Le Monde, a French newspaper reported that China has been trying to hide any bad news about its financial data from the world. China’s central bank, People’s Bank of China, established a Chinese credit rating company, Dagong Global Credit Rating Co, Ltd in 1994, to “serve” both the domestic market and the world. In 2013, Dagong merged with Russia’s credit rating company RusRating and a small U.S. rating company Egan-Jones Ratings, to form Universal Credit Rating Group (UCRG) (世界信用評級集團). To build its reputation, UCRG hired former French Prime Minister de Villepin to chair its advisory board and former Australian Prime Minister Kevin Rudd to serve on its advisory board.

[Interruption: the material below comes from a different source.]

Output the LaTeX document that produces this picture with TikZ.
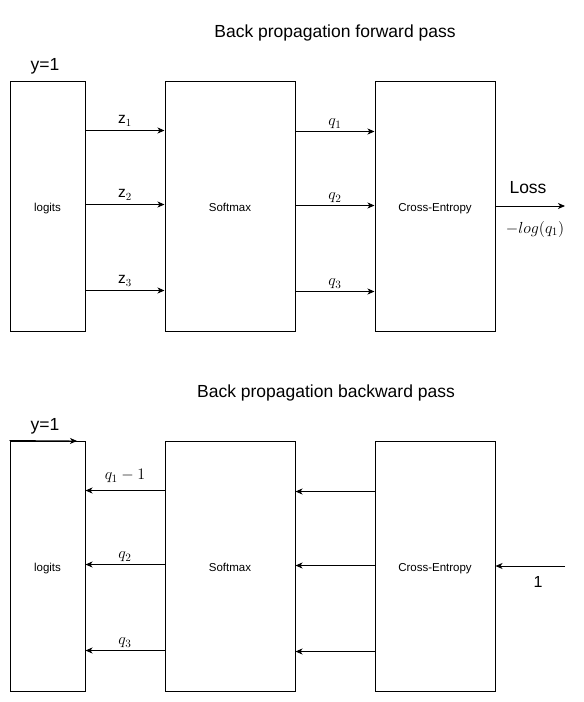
\documentclass[tikz,border=0pt]{standalone}
\usepackage{fix-cm}
\usepackage{fontspec}
\setmainfont{Liberation Sans}
\usetikzlibrary{arrows.meta}
\tikzset{
  box/.style={draw, line width=1pt, inner sep=0pt, text height=10pt, text depth=0pt, font=\fontsize{11.5}{13}\selectfont},
  arr/.style={line width=0.9pt, -{Stealth[length=7pt,width=6pt,inset=2pt]}},
  lbl/.style={inner sep=0pt, font=\fontsize{15.5}{17}\selectfont},
  mlbl/.style={inner sep=0pt, font=\fontsize{16}{18}\selectfont},
  big/.style={inner sep=0pt, font=\fontsize{17.5}{20}\selectfont},
}
\begin{document}
\begin{tikzpicture}[x=1pt,y=-1pt]
\useasboundingbox (0,0) rectangle (584,702);
% titles
\node[big] (t1) at (335,33) {Back propagation forward pass};
\node[big] (t2) at (326,393) {Back propagation backward pass};
% forward
\node[big] (y1) at (45,66) {y=1};
\node[box, minimum width=75pt, minimum height=250pt] (l1) at (47.5,206) {logits};
\node[box, minimum width=130pt, minimum height=250pt] (s1) at (230,206) {Softmax};
\node[box, minimum width=120pt, minimum height=250pt] (c1) at (435,206) {Cross-Entropy};
\draw[arr] ([yshift=-50pt]l1.north east) -- ([yshift=-50pt]s1.north west) node[lbl, midway, above=4pt] (z1) {z$_1$};
\draw[arr] ([yshift=-124pt]l1.north east) -- ([yshift=-124pt]s1.north west) node[lbl, midway, above=4pt] (z2) {z$_2$};
\draw[arr] ([yshift=-210pt]l1.north east) -- ([yshift=-210pt]s1.north west) node[lbl, midway, above=4pt] (z3) {z$_3$};
\draw[arr] ([yshift=-51pt]s1.north east) -- ([yshift=-51pt]c1.north west) node[mlbl, midway, above=2pt] (q1) {$q_1$};
\draw[arr] ([yshift=-125pt]s1.north east) -- ([yshift=-125pt]c1.north west) node[mlbl, midway, above=2pt] (q2) {$q_2$};
\draw[arr] ([yshift=-211pt]s1.north east) -- ([yshift=-211pt]c1.north west) node[mlbl, midway, above=2pt] (q3) {$q_3$};
\coordinate (lossend) at (565,206);
\draw[arr] (c1.east) -- (lossend);
\node[big] (loss) at (528,188) {Loss};
\node[mlbl] (nl) at (535,229) {$-log(q_1)$};
% backward
\node[big] (y2) at (45,426) {y=1};
\node[box, minimum width=75pt, minimum height=250pt] (l2) at (47.5,566) {logits};
\node[box, minimum width=130pt, minimum height=250pt] (s2) at (230,566) {Softmax};
\node[box, minimum width=120pt, minimum height=250pt] (c2) at (435,566) {Cross-Entropy};
\coordinate (yend) at (77,441);
\draw[arr] (l2.north west) -- (yend);
\draw[arr] ([yshift=-50pt]s2.north west) -- ([yshift=-50pt]l2.north east) node[mlbl, midway, above=7pt] (b1) {$q_1-1$};
\draw[arr] ([yshift=-124pt]s2.north west) -- ([yshift=-124pt]l2.north east) node[mlbl, midway, above=2pt] (b2) {$q_2$};
\draw[arr] ([yshift=-210pt]s2.north west) -- ([yshift=-210pt]l2.north east) node[mlbl, midway, above=2pt] (b3) {$q_3$};
\draw[arr] ([yshift=-51pt]c2.north west) -- ([yshift=-51pt]s2.north east);
\draw[arr] ([yshift=-125pt]c2.north west) -- ([yshift=-125pt]s2.north east);
\draw[arr] ([yshift=-211pt]c2.north west) -- ([yshift=-211pt]s2.north east);
\coordinate (onestart) at (565,566);
\draw[arr] (onestart) -- (c2.east);
\node[big, font=\fontsize{16}{18}\selectfont] (one) at (538,582) {1};
\end{tikzpicture}
\end{document}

In 2010, UCRG was banned from practicing in the U.S. because it refused to comply with the transparency rules of the U.S. Security Exchange Commission (SEC). The European Securities and Markets Authority (ESMA), however, gave Dagong a green light in 2013. Part of the reason was that in the wake of the Greek debt crisis, the E.U. was happy to see a Chinese competitor enter the credit rating market which the British and American agencies dominated.
People soon saw that Dagong served as a strategic pawn for China to enter the European market. In 2018, Dagong was fined in China for corruption and collusion with the evaluated companies. In April 2019, the state power (the communist regime) directly took over the management of Dagong. The ESMA waited another seven months to exclude Dagong from the European market.

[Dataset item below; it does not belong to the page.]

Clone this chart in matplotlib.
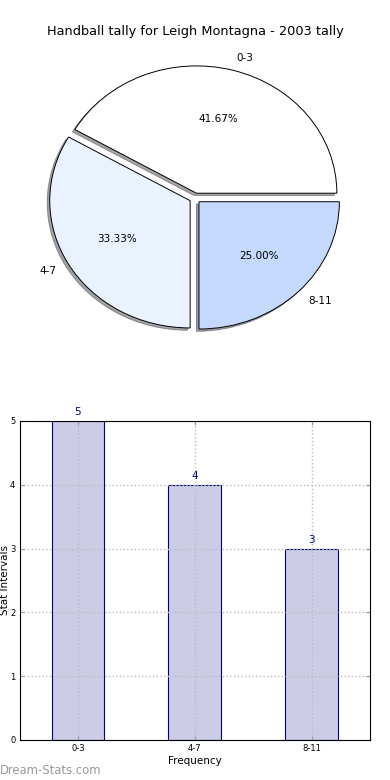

Beijing then adopted a new strategy. That is, to publish laws to control what information it feeds to the world. It introduced a data security and protection law in 2021, restricting the freedom of multinational companies to transfer information with their Chinese subsidiaries. It introduced and implemented cross-border data transfer regulations in 2022 to make it impossible for users to access Chinese corporate information databases, such as Tianyancha (天眼查), from abroad. Its new counter-espionage law, which will take effect on July 1, makes it possible to criminalize any exchange of information with foreigners and foreign organizations and companies.